- [GIVEN PROBLEM]: Give the number of lines containing "code" in this listing, with no other words.

===== SUPPLIED ENTRIES

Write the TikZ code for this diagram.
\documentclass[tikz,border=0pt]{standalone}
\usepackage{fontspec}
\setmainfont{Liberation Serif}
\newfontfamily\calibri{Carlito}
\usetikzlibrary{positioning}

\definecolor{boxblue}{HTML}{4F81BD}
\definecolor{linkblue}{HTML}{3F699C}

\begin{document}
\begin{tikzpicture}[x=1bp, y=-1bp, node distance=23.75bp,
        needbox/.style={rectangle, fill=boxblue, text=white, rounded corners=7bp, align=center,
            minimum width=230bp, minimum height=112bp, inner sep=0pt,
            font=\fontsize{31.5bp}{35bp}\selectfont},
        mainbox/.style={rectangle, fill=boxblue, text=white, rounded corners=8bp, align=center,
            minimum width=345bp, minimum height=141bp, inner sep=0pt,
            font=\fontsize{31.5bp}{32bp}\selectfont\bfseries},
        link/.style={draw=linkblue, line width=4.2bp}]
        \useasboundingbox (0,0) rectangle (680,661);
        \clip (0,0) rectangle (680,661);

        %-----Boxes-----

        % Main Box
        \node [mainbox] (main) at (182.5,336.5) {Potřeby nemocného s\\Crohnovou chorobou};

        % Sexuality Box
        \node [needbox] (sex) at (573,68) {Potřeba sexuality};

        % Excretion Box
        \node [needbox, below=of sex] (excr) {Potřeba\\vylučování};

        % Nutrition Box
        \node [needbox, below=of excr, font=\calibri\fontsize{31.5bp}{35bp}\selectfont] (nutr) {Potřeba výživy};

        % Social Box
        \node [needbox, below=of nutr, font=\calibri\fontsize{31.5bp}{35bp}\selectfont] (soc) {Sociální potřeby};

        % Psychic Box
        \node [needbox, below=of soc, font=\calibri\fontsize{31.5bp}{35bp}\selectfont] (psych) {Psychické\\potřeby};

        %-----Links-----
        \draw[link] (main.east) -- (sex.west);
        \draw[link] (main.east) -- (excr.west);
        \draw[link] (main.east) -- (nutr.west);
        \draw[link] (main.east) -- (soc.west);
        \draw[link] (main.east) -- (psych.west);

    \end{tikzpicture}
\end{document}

==========
===== SUPPLIED ENTRIES

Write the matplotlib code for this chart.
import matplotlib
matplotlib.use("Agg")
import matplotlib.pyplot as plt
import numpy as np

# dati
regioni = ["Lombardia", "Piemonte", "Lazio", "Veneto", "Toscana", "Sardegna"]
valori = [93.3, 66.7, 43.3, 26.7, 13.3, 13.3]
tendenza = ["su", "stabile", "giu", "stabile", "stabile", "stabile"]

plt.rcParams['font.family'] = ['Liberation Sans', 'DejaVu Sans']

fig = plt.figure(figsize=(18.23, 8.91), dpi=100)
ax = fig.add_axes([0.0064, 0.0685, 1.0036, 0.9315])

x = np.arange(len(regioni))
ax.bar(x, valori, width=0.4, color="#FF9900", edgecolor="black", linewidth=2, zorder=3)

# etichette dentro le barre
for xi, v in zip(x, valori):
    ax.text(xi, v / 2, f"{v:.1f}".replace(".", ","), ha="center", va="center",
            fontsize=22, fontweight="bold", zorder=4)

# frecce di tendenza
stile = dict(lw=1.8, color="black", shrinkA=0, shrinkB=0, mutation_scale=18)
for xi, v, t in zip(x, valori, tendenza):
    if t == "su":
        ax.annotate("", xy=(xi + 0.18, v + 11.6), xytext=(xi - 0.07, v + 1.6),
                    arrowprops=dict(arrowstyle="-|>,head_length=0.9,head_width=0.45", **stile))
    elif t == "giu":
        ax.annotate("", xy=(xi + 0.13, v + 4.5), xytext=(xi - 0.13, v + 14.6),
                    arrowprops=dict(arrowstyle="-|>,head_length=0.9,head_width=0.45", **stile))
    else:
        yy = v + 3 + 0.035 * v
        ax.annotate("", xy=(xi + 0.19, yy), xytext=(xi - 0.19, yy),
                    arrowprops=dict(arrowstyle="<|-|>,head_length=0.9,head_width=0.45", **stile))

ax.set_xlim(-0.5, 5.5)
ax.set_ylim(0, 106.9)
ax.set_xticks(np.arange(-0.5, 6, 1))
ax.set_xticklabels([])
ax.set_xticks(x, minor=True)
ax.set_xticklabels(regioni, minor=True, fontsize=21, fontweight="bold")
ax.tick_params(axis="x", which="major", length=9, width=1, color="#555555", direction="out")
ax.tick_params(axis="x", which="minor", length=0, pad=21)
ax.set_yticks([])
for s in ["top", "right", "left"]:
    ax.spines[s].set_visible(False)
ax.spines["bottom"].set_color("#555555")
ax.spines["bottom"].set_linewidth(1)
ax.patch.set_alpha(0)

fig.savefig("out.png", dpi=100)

==========

- [RESPONSE BELOW]: 2